● **Work to complete**
Restate the whole of the material. Keep every word, and drop the pictures.

● **Recorded information**
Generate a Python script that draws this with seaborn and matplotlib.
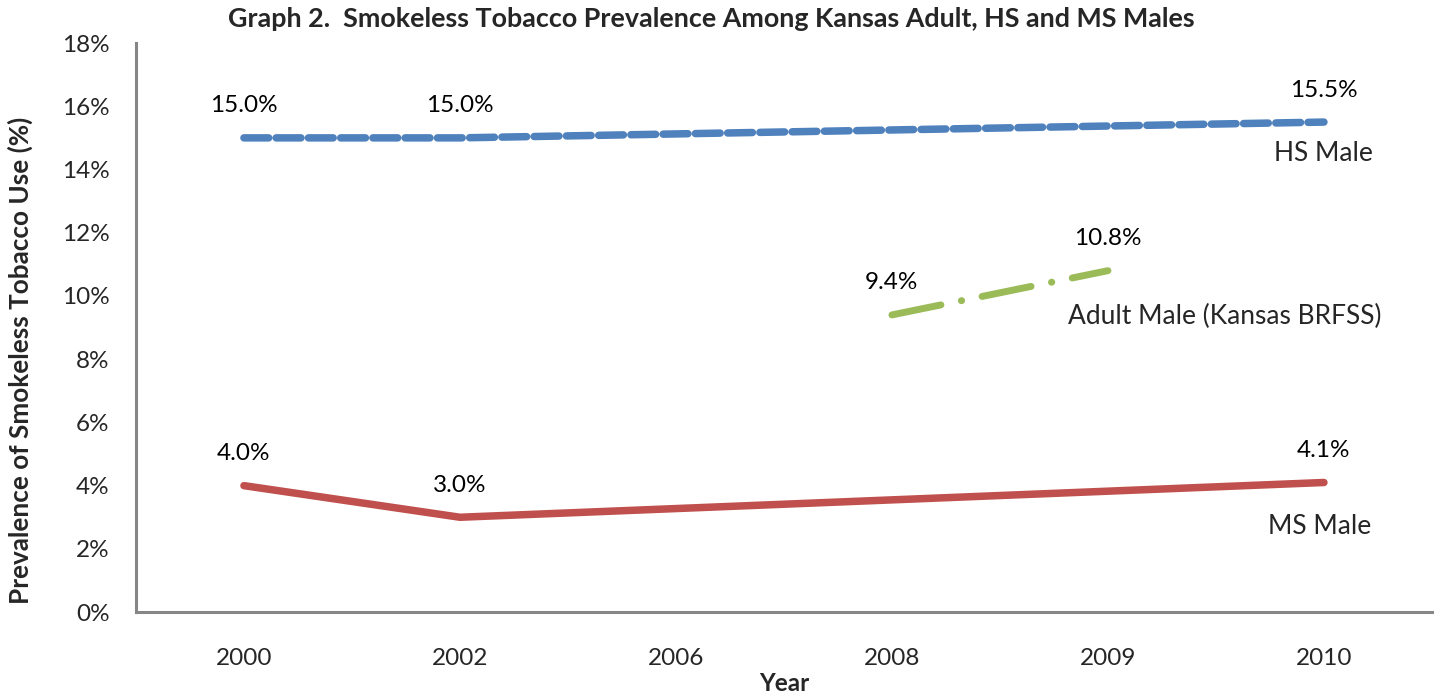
import numpy as np
import pandas as pd
import matplotlib
matplotlib.use("Agg")
import matplotlib.pyplot as plt
import seaborn as sns

# Survey years (shown as evenly spaced categories) and prevalence in percent
years = ["2000", "2002", "2006", "2008", "2009", "2010"]
hs_male = [15.0, 15.0, np.nan, np.nan, np.nan, 15.5]
ms_male = [4.0, 3.0, np.nan, np.nan, np.nan, 4.1]
adult_male = [np.nan, np.nan, np.nan, 9.4, 10.8, np.nan]

series_names = ["HS Male", "Adult Male (Kansas BRFSS)", "MS Male"]
yticks = [0, 2, 4, 6, 8, 10, 12, 14, 16, 18]

sns.set_style("white")
plt.rcParams["font.family"] = ["Lato", "DejaVu Sans"]

df = pd.DataFrame({
    "pos": np.arange(len(years)),
    "year": years,
    "HS Male": hs_male,
    "Adult Male (Kansas BRFSS)": adult_male,
    "MS Male": ms_male,
})
long = df.melt(id_vars=["pos", "year"], var_name="series", value_name="pct").dropna()

styles = {
    "HS Male": dict(color="#4F81BD", lw=5.4, linestyle=(0, (3.3, 1.0))),
    "Adult Male (Kansas BRFSS)": dict(color="#9BBB59", lw=5.0, linestyle=(0, (7.2, 3.0, 0.05, 3.0))),
    "MS Male": dict(color="#C0504D", lw=5.4, linestyle="-"),
}

fig = plt.figure(figsize=(14.4, 6.94), dpi=100)
ax = fig.add_axes([0.0944, 0.118, 0.9, 0.82])

for name in series_names:
    sub = long[long["series"] == name]
    st = styles[name]
    sns.lineplot(data=sub, x="pos", y="pct", ax=ax, color=st["color"],
                 lw=st["lw"], linestyle=st["linestyle"], sort=True,
                 dash_capstyle="round", solid_capstyle="round", legend=False)
    for _, r in sub.iterrows():
        ax.annotate(f"{r['pct']:.1f}%", (r["pos"], r["pct"]), xytext=(0, 23),
                    textcoords="offset points", ha="center", va="center",
                    fontsize=17.5, color="black")

# Series names placed beside their lines
ax.text(5, 14.5, "HS Male", ha="center", va="center", fontsize=19)
ax.text(4.54, 9.35, "Adult Male (Kansas BRFSS)", ha="center", va="center", fontsize=19)
ax.text(4.98, 2.7, "MS Male", ha="center", va="center", fontsize=19)

ax.set_xlim(-0.5, len(years) - 0.5)
ax.set_ylim(0, 18)
ax.set_xticks(np.arange(len(years)))
ax.set_xticklabels(years, fontsize=17.5)
ax.set_yticks(yticks)
ax.set_yticklabels([f"{t}%" for t in yticks], fontsize=17.5)
ax.tick_params(axis="x", length=0, pad=26)
ax.tick_params(axis="y", length=0, pad=19)

sns.despine(ax=ax)
for side in ["left", "bottom"]:
    ax.spines[side].set_color("#868686")
    ax.spines[side].set_linewidth(2.2)

ax.set_xlabel("Year", fontsize=17.5, fontweight="bold", labelpad=2)
ax.set_ylabel("Prevalence of Smokeless Tobacco Use (%)", fontsize=18.8,
              fontweight="bold", va="center")
ax.yaxis.set_label_coords(-0.0895, 0.443)
fig.suptitle("Graph 2.  Smokeless Tobacco Prevalence Among Kansas Adult, HS and MS Males",
             x=0.494, y=0.99, fontsize=19.4, fontweight="bold")

fig.savefig("out.png", dpi=100)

● **Full response**
Generate a Python script that draws this with seaborn and matplotlib.
import numpy as np
import pandas as pd
import matplotlib
matplotlib.use("Agg")
import matplotlib.pyplot as plt
import seaborn as sns

# Survey years (shown as evenly spaced categories) and prevalence in percent
years = ["2000", "2002", "2006", "2008", "2009", "2010"]
hs_male = [15.0, 15.0, np.nan, np.nan, np.nan, 15.5]
ms_male = [4.0, 3.0, np.nan, np.nan, np.nan, 4.1]
adult_male = [np.nan, np.nan, np.nan, 9.4, 10.8, np.nan]

series_names = ["HS Male", "Adult Male (Kansas BRFSS)", "MS Male"]
yticks = [0, 2, 4, 6, 8, 10, 12, 14, 16, 18]

sns.set_style("white")
plt.rcParams["font.family"] = ["Lato", "DejaVu Sans"]

df = pd.DataFrame({
    "pos": np.arange(len(years)),
    "year": years,
    "HS Male": hs_male,
    "Adult Male (Kansas BRFSS)": adult_male,
    "MS Male": ms_male,
})
long = df.melt(id_vars=["pos", "year"], var_name="series", value_name="pct").dropna()

styles = {
    "HS Male": dict(color="#4F81BD", lw=5.4, linestyle=(0, (3.3, 1.0))),
    "Adult Male (Kansas BRFSS)": dict(color="#9BBB59", lw=5.0, linestyle=(0, (7.2, 3.0, 0.05, 3.0))),
    "MS Male": dict(color="#C0504D", lw=5.4, linestyle="-"),
}

fig = plt.figure(figsize=(14.4, 6.94), dpi=100)
ax = fig.add_axes([0.0944, 0.118, 0.9, 0.82])

for name in series_names:
    sub = long[long["series"] == name]
    st = styles[name]
    sns.lineplot(data=sub, x="pos", y="pct", ax=ax, color=st["color"],
                 lw=st["lw"], linestyle=st["linestyle"], sort=True,
                 dash_capstyle="round", solid_capstyle="round", legend=False)
    for _, r in sub.iterrows():
        ax.annotate(f"{r['pct']:.1f}%", (r["pos"], r["pct"]), xytext=(0, 23),
                    textcoords="offset points", ha="center", va="center",
                    fontsize=17.5, color="black")

# Series names placed beside their lines
ax.text(5, 14.5, "HS Male", ha="center", va="center", fontsize=19)
ax.text(4.54, 9.35, "Adult Male (Kansas BRFSS)", ha="center", va="center", fontsize=19)
ax.text(4.98, 2.7, "MS Male", ha="center", va="center", fontsize=19)

ax.set_xlim(-0.5, len(years) - 0.5)
ax.set_ylim(0, 18)
ax.set_xticks(np.arange(len(years)))
ax.set_xticklabels(years, fontsize=17.5)
ax.set_yticks(yticks)
ax.set_yticklabels([f"{t}%" for t in yticks], fontsize=17.5)
ax.tick_params(axis="x", length=0, pad=26)
ax.tick_params(axis="y", length=0, pad=19)

sns.despine(ax=ax)
for side in ["left", "bottom"]:
    ax.spines[side].set_color("#868686")
    ax.spines[side].set_linewidth(2.2)

ax.set_xlabel("Year", fontsize=17.5, fontweight="bold", labelpad=2)
ax.set_ylabel("Prevalence of Smokeless Tobacco Use (%)", fontsize=18.8,
              fontweight="bold", va="center")
ax.yaxis.set_label_coords(-0.0895, 0.443)
fig.suptitle("Graph 2.  Smokeless Tobacco Prevalence Among Kansas Adult, HS and MS Males",
             x=0.494, y=0.99, fontsize=19.4, fontweight="bold")

fig.savefig("out.png", dpi=100)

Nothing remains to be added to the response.